Ma anche se eliminassimo tutti questi problemi, ne rimarrebbe ancora uno che direi insuperabile: il consumo (e quindi, l’inquinamento). Non è affatto vero che a parità di potenza consumo e inquinamento siano uguali, e quindi un’auto sportiva e un SUV andrebbero supertassate allo stesso modo. Io sono andato su Quattroruote a cercare qualche dato: anche confrontando veicoli dello stesso costruttore e quindi con motori certamente simili, ad esempio la sportiva BMW Z4 e il SUV BMW X5, in due allestimenti di potenza quasi uguale, la seconda (che, pur con 10 kW di potenza in più, ha una velocità massima di 30 km/h inferiore, ed è del 10% più lenta in partenza da fermo) consuma in città 18,2 litri di benzina per 100 km, contro i 12 della prima. Fa un buon 50% di consumo in più, anche rispetto a una “normale” auto di lusso di pari potenza.

Non provate nemmeno a fare il confronto non dico con una utilitaria, ma anche solo con una berlina di classe media. Rispetto a una Ford Focus, l’X5 consuma il doppio; rispetto alla Grande Punto, 2,3 volte; rispetto alla Nuova Panda, 2,5 volte. E tutto questo facendo sempre confronti con modelli a benzina; rispetto a una Nuova Panda con motore turbodiesel Multijet, il consumo è quasi il quadruplo – e per la maggior parte degli usi urbani, dove le persone viaggiano quasi sempre da sole e le velocità sono limitate per forza, la comodità dei due mezzi è quasi la stessa.

Tutta questa benzina bruciata in più si ripercuote non solo in inquinamento aggiuntivo nelle nostre città, con conseguenti targhe alterne e più malattie per tutti e non solo per loro, ma in un aumento generalizzato del prezzo del petrolio: si calcola che il consumo dei SUV a livello mondiale sia pari all’intera produzione dell’Arabia Saudita.

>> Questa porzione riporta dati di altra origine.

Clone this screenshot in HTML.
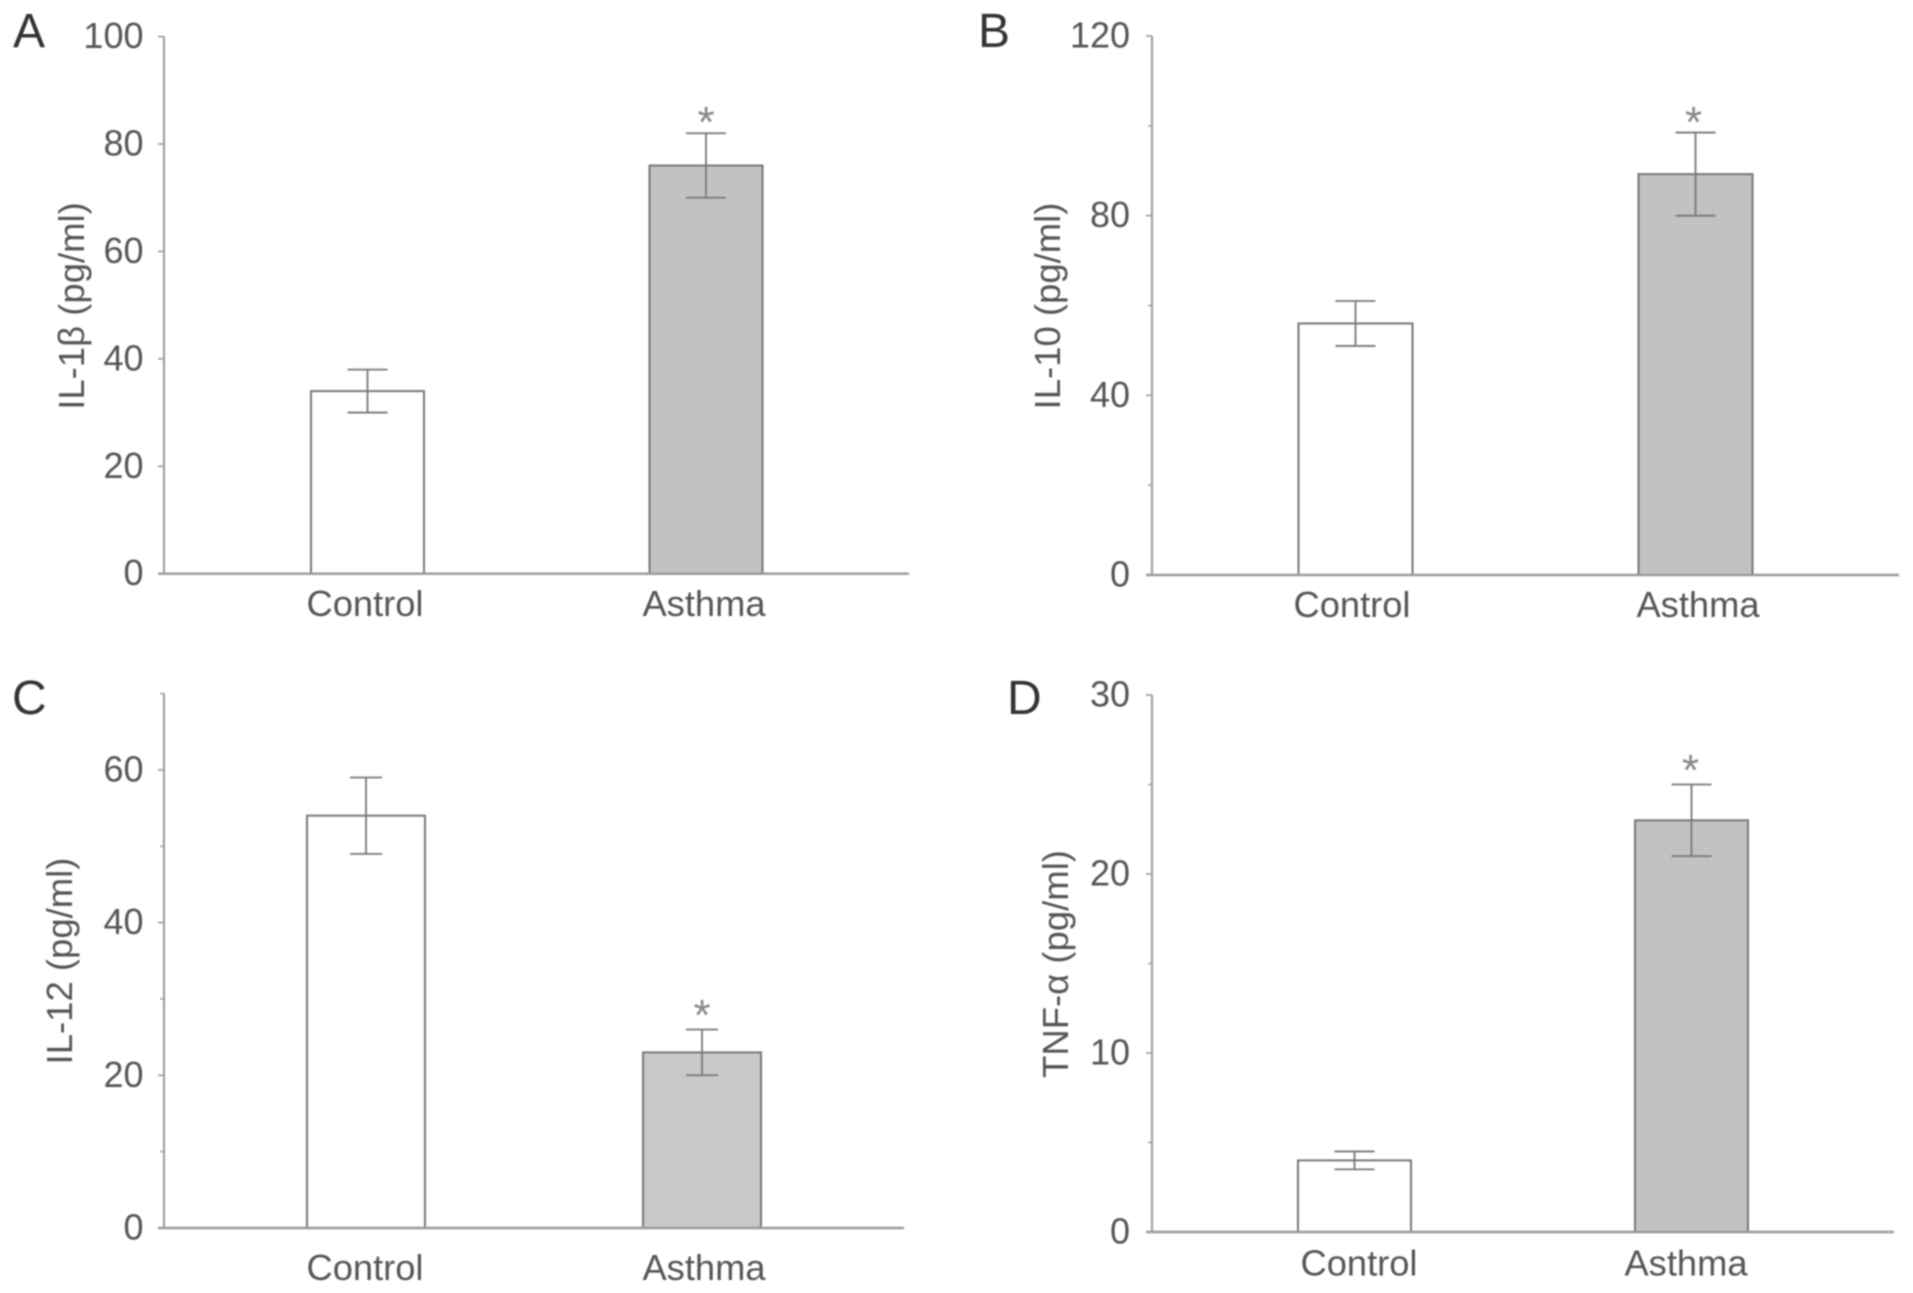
<!DOCTYPE html>
<html lang="en">
<head>
<meta charset="utf-8">
<title>Cytokine levels in control and asthma groups</title>
<style>
  html, body { margin: 0; padding: 0; background: #fff; }
  #figure { display: block; width: 1913px; height: 1293px; filter: blur(0.75px); }
  text { font-family: "Liberation Sans", "DejaVu Sans", sans-serif; fill: #555; }
  .letter { font-size: 48px; fill: #333; }
  .title { font-size: 36.5px; }
  .tick { font-size: 36px; text-anchor: end; }
  .cat { font-size: 36.3px; text-anchor: middle; }
  .star { font-size: 44px; text-anchor: middle; fill: #888; }
</style>
</head>
<body>
<svg id="figure" xmlns="http://www.w3.org/2000/svg" width="1913" height="1293" viewBox="0 0 1913 1293">
  <rect x="0" y="0" width="1913" height="1293" fill="#fff"/>

  <text class="letter" x="13" y="47">A</text>
  <text class="letter" x="978" y="47">B</text>
  <text class="letter" x="12" y="714">C</text>
  <text class="letter" x="1007" y="714">D</text>

  <text class="title" text-anchor="middle" transform="translate(84 306) rotate(-90)">IL-1β (pg/ml)</text>
  <text class="title" text-anchor="middle" transform="translate(1060 306) rotate(-90)">IL-10 (pg/ml)</text>
  <text class="title" text-anchor="middle" transform="translate(72 961) rotate(-90)">IL-12 (pg/ml)</text>
  <text class="title" text-anchor="middle" transform="translate(1068 964) rotate(-90)">TNF-α (pg/ml)</text>

  <g id="plots"></g>
</svg>

<script>
// Data
const categories = ['Control', 'Asthma'];

const valuesA = [34, 76];
const errorsA = [4, 6];
const ticksA = [0, 20, 40, 60, 80, 100];
const minorTicksA = [];
const maxA = 100;

const valuesB = [56, 89.25];
const errorsB = [5, 9.25];
const ticksB = [0, 40, 80, 120];
const minorTicksB = [20, 60, 100];
const maxB = 120;

const valuesC = [54, 23];
const errorsC = [5, 3];
const ticksC = [0, 20, 40, 60];
const minorTicksC = [10, 30, 50, 70];
const maxC = 70;

const valuesD = [4, 23];
const errorsD = [0.5, 2];
const ticksD = [0, 10, 20, 30];
const minorTicksD = [5, 15, 25];
const maxD = 30;

const significant = [false, true];

// Panel layout
const panels = [
  { id: 'a', values: valuesA, errors: errorsA, ticks: ticksA, minor: minorTicksA, max: maxA,
    left: 164, right: 909, top: 36.6, bottom: 573.7, first: 367.5, step: 338.5, barW: 113, cap: 20,
    labelRight: 143.5, catFirst: 365, catStep: 339, catY: 616, starDx: 0, starY: 137 },
  { id: 'b', values: valuesB, errors: errorsB, ticks: ticksB, minor: minorTicksB, max: maxB,
    left: 1152, right: 1899, top: 36, bottom: 575, first: 1355.5, step: 340, barW: 114, cap: 20,
    labelRight: 1130, catFirst: 1352, catStep: 346, catY: 617, starDx: -2, starY: 137 },
  { id: 'c', values: valuesC, errors: errorsC, ticks: ticksC, minor: minorTicksC, max: maxC,
    left: 164, right: 904, top: 693.5, bottom: 1228, first: 366, step: 336, barW: 118, cap: 16,
    labelRight: 143.5, catFirst: 365, catStep: 339, catY: 1280, starDx: 0, starY: 1030 },
  { id: 'd', values: valuesD, errors: errorsD, ticks: ticksD, minor: minorTicksD, max: maxD,
    left: 1152, right: 1894, top: 695, bottom: 1232, first: 1354.5, step: 337, barW: 113, cap: 20,
    labelRight: 1130, catFirst: 1359, catStep: 327, catY: 1275.7, starDx: -1, starY: 785 }
];

const SVG_NS = 'http://www.w3.org/2000/svg';
const AXIS_COLOR = '#999';
const MARK_COLOR = '#777';

function make(parent, tag, name, attrs, content) {
  const el = document.createElementNS(SVG_NS, tag);
  
  
  Object.keys(attrs).forEach(function (key) { el.setAttribute(key, attrs[key]); });
  if (content !== undefined) el.textContent = content;
  parent.appendChild(el);
  return el;
}

function drawPanel(p) {
  const plots = document.getElementById('plots');
  const g = make(plots, 'g', 'bar-chart-' + p.id, {});
  const yScale = function (v) { return p.bottom - (v / p.max) * (p.bottom - p.top); };
  const xScale = function (i) { return p.first + i * p.step; };

  // Bars
  categories.forEach(function (cat, i) {
    const cx = xScale(i);
    const y = yScale(p.values[i]);
    make(g, 'rect', 'bar-' + p.id + '-' + cat.toLowerCase(), {
      x: cx - p.barW / 2, y: y, width: p.barW, height: p.bottom - y,
      fill: i === 0 ? '#fff' : (p.id === 'c' ? '#c8c8c8' : '#c2c2c2'),
      stroke: MARK_COLOR, 'stroke-width': 2
    });
  });

  // Axes
  make(g, 'line', 'y-axis-' + p.id, { x1: p.left, x2: p.left, y1: p.top, y2: p.bottom, stroke: AXIS_COLOR, 'stroke-width': 2 });
  make(g, 'line', 'x-axis-' + p.id, { x1: p.left - 6, x2: p.right, y1: p.bottom, y2: p.bottom, stroke: AXIS_COLOR, 'stroke-width': 2.4 });

  // Ticks
  p.ticks.forEach(function (t) {
    const y = yScale(t);
    make(g, 'line', 'y-tick-' + p.id + '-' + t, { x1: p.left - 6, x2: p.left, y1: y, y2: y, stroke: AXIS_COLOR, 'stroke-width': 1.6 });
    make(g, 'text', 'y-tick-label-' + p.id + '-' + t, { class: 'tick', x: p.labelRight, y: y + 11.5 }, String(t));
  });
  p.minor.forEach(function (t) {
    const y = yScale(t);
    make(g, 'line', 'y-minor-tick-' + p.id + '-' + t, { x1: p.left - 4, x2: p.left, y1: y, y2: y, stroke: AXIS_COLOR, 'stroke-width': 1.4 });
  });

  // Error bars and significance marks
  categories.forEach(function (cat, i) {
    const cx = xScale(i);
    const hi = yScale(p.values[i] + p.errors[i]);
    const lo = yScale(p.values[i] - p.errors[i]);
    const key = p.id + '-' + cat.toLowerCase();
    make(g, 'line', 'error-stem-' + key, { x1: cx, x2: cx, y1: hi, y2: lo, stroke: MARK_COLOR, 'stroke-width': 1.8 });
    make(g, 'line', 'error-cap-top-' + key, { x1: cx - p.cap, x2: cx + p.cap, y1: hi, y2: hi, stroke: MARK_COLOR, 'stroke-width': 1.8 });
    make(g, 'line', 'error-cap-bottom-' + key, { x1: cx - p.cap, x2: cx + p.cap, y1: lo, y2: lo, stroke: MARK_COLOR, 'stroke-width': 1.8 });
    if (significant[i]) {
      make(g, 'text', 'significance-star-' + p.id, { class: 'star', x: cx + p.starDx, y: p.starY }, '*');
    }
    make(g, 'text', 'category-label-' + key, { class: 'cat', x: p.catFirst + i * p.catStep, y: p.catY }, cat);
  });
}

panels.forEach(drawPanel);
</script>
</body>
</html>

Tutto questo petrolio consumato inutilmente fa salire il prezzo del carburante per tutti, compresi i contadini del Terzo Mondo.

A questo punto, se uno proprio vuole utilizzare un veicolo pesante, ingombrante, pericoloso per gli altri, socialmente costoso, e soprattutto molto più inquinante degli altri a parità di prestazioni, faccia pure; ma paghi una tassa extra per compensare di tutti questi danni alla collettività. Io trovo anzi che ci sarebbero molte buone ragioni perchè nei centri urbani i SUV fossero vietati del tutto. Esattamente come sta accadendo per le vecchie e inquinanti auto Euro 0 e Euro 1, che però sono tutte di anziani e poveracci.